**MATERIAL SUPPLIED**

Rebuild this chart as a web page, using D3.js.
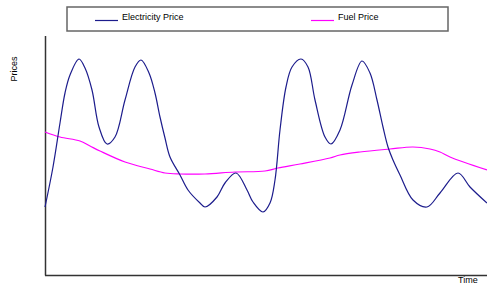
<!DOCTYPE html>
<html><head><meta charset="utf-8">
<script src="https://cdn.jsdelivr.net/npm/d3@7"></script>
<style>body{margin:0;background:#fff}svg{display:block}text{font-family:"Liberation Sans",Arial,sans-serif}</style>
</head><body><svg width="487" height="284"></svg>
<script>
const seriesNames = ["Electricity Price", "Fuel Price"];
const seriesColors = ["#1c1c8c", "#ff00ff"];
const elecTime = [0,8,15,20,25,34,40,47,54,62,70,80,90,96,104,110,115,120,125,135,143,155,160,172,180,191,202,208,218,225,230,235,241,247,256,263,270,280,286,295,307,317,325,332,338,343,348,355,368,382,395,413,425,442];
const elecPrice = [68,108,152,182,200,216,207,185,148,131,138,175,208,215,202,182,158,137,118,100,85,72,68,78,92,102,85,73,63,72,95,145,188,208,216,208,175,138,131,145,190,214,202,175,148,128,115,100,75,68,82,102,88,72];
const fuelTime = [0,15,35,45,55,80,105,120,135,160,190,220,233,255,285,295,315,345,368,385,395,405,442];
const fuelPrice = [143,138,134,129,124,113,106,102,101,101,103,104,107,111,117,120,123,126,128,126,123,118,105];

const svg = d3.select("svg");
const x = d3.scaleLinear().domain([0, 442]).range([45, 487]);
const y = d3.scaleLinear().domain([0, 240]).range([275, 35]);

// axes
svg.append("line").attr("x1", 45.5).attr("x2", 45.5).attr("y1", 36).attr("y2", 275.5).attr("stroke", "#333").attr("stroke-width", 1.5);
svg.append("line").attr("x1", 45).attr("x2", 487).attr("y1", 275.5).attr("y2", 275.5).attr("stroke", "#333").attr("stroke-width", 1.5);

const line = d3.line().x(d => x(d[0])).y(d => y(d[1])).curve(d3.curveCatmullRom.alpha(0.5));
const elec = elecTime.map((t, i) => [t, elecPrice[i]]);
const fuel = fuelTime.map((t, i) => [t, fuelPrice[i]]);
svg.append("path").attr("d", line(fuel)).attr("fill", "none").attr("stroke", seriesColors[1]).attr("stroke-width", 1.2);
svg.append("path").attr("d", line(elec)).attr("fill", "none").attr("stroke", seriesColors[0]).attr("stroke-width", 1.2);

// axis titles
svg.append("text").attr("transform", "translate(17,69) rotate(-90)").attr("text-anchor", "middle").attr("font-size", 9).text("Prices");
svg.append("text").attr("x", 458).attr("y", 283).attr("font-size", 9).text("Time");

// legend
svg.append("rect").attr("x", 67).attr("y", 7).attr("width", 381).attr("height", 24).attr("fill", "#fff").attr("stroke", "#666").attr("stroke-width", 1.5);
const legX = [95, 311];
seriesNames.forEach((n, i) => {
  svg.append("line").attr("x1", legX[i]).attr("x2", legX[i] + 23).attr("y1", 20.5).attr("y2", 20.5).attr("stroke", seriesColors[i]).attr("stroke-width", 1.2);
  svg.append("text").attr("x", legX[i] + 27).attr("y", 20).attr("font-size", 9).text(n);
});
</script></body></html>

--

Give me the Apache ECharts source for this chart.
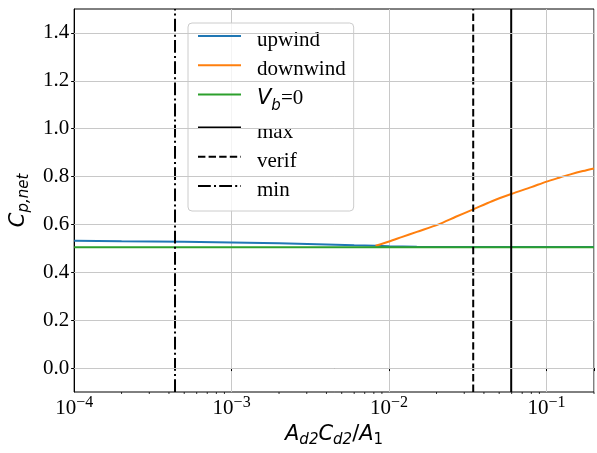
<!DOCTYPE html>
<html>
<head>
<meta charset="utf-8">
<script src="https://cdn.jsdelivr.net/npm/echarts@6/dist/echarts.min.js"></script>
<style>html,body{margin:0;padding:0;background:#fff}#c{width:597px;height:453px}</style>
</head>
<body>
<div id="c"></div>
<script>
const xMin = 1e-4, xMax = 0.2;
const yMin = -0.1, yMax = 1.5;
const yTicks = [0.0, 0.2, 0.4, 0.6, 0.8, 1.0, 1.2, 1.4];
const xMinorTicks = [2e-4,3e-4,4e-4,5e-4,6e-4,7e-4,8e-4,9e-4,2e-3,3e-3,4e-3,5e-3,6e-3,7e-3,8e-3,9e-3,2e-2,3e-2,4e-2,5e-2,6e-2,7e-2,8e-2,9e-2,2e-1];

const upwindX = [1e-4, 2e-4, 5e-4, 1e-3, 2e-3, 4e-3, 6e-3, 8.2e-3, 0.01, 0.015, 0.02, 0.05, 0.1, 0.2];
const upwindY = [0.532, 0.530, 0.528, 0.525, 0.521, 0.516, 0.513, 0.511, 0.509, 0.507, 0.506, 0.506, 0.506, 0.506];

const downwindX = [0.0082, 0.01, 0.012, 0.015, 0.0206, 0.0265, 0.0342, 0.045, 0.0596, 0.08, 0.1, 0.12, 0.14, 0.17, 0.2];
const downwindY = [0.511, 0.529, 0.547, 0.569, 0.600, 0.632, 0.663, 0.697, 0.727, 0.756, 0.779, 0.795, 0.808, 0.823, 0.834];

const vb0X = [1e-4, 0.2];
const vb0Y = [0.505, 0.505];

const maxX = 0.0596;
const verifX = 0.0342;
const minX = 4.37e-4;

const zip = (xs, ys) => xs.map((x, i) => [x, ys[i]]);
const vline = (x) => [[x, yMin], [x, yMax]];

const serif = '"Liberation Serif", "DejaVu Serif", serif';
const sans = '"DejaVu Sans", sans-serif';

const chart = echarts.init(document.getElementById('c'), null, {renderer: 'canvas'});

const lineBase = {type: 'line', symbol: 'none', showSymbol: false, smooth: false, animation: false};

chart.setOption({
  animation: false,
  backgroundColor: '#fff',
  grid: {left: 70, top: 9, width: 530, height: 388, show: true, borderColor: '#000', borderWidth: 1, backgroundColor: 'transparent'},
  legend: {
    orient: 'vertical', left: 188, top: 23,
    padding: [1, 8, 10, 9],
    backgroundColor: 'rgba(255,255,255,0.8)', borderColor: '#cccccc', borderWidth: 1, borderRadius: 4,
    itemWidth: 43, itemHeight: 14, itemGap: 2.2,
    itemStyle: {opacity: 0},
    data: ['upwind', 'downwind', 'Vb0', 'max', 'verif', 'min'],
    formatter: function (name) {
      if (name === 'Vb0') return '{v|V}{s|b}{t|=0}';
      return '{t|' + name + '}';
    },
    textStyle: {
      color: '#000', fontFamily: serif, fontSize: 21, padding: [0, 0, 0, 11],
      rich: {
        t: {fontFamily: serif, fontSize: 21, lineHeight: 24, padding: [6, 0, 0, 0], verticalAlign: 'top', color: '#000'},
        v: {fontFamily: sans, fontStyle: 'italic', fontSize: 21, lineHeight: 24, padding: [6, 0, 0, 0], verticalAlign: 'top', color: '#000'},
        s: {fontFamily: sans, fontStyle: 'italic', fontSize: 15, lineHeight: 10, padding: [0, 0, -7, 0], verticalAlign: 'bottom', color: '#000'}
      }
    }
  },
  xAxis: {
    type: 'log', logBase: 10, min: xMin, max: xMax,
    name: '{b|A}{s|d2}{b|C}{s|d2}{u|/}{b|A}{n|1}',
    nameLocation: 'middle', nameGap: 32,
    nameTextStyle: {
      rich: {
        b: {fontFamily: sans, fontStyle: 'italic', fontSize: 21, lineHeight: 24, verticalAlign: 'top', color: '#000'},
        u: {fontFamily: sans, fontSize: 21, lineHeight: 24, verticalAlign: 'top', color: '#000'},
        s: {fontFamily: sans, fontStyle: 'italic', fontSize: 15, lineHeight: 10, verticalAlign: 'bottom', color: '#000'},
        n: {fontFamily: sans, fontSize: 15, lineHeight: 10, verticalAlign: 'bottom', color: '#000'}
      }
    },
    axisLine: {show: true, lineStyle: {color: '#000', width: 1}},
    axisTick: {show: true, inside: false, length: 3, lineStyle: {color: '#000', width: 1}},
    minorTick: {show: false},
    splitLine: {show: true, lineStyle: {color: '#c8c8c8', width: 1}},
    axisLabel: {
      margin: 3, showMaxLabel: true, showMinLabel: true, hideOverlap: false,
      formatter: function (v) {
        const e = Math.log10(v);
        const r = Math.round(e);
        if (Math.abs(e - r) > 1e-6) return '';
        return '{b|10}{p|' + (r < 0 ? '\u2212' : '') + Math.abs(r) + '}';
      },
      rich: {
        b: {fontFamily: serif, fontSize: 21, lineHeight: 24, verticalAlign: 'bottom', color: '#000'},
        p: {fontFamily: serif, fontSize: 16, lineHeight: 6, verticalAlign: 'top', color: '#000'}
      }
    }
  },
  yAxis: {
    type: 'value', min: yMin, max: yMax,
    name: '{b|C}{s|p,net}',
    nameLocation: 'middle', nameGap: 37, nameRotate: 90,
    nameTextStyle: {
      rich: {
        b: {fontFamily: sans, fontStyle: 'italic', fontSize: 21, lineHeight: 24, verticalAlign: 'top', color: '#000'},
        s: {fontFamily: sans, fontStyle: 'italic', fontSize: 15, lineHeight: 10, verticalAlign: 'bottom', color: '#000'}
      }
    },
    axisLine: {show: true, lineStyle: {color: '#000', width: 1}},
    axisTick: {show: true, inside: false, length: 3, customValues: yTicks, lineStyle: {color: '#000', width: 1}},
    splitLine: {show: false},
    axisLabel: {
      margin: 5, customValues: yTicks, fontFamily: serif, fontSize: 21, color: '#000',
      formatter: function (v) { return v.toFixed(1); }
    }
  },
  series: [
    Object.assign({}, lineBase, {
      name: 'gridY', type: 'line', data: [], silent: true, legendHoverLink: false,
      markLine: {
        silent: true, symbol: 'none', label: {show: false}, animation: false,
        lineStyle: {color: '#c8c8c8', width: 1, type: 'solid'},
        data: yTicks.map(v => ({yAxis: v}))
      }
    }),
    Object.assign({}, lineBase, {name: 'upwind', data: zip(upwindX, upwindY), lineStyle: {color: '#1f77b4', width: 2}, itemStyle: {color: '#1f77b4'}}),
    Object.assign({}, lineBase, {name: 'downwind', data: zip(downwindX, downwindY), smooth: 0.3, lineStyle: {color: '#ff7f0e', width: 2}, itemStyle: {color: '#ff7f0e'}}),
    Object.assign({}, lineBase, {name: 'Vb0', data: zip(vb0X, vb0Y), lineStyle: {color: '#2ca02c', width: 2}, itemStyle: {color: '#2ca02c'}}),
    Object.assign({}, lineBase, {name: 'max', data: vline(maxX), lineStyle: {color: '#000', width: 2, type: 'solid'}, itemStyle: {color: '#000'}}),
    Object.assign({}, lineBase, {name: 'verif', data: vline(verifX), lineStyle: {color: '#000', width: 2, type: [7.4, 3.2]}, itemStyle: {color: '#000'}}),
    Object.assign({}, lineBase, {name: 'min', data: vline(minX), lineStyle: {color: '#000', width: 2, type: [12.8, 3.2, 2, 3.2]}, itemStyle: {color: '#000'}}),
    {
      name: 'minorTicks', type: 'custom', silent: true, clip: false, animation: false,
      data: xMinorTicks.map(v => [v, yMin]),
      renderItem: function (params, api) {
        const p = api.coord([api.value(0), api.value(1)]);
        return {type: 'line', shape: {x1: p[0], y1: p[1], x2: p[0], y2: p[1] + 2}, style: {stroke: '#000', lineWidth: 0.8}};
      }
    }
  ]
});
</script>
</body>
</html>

**WHAT IS BEING ASKED**
Copy the lines above exactly, starting with the line that contains "Rebuild this chart" and ending with the line that contains "const y = d3.scaleLinear().domain([0, 240]).range([275, 35]);", and leave out any pictures.

**RESPONSE**
Rebuild this chart as a web page, using D3.js.
<!DOCTYPE html>
<html><head><meta charset="utf-8">
<script src="https://cdn.jsdelivr.net/npm/d3@7"></script>
<style>body{margin:0;background:#fff}svg{display:block}text{font-family:"Liberation Sans",Arial,sans-serif}</style>
</head><body><svg width="487" height="284"></svg>
<script>
const seriesNames = ["Electricity Price", "Fuel Price"];
const seriesColors = ["#1c1c8c", "#ff00ff"];
const elecTime = [0,8,15,20,25,34,40,47,54,62,70,80,90,96,104,110,115,120,125,135,143,155,160,172,180,191,202,208,218,225,230,235,241,247,256,263,270,280,286,295,307,317,325,332,338,343,348,355,368,382,395,413,425,442];
const elecPrice = [68,108,152,182,200,216,207,185,148,131,138,175,208,215,202,182,158,137,118,100,85,72,68,78,92,102,85,73,63,72,95,145,188,208,216,208,175,138,131,145,190,214,202,175,148,128,115,100,75,68,82,102,88,72];
const fuelTime = [0,15,35,45,55,80,105,120,135,160,190,220,233,255,285,295,315,345,368,385,395,405,442];
const fuelPrice = [143,138,134,129,124,113,106,102,101,101,103,104,107,111,117,120,123,126,128,126,123,118,105];

const svg = d3.select("svg");
const x = d3.scaleLinear().domain([0, 442]).range([45, 487]);
const y = d3.scaleLinear().domain([0, 240]).range([275, 35]);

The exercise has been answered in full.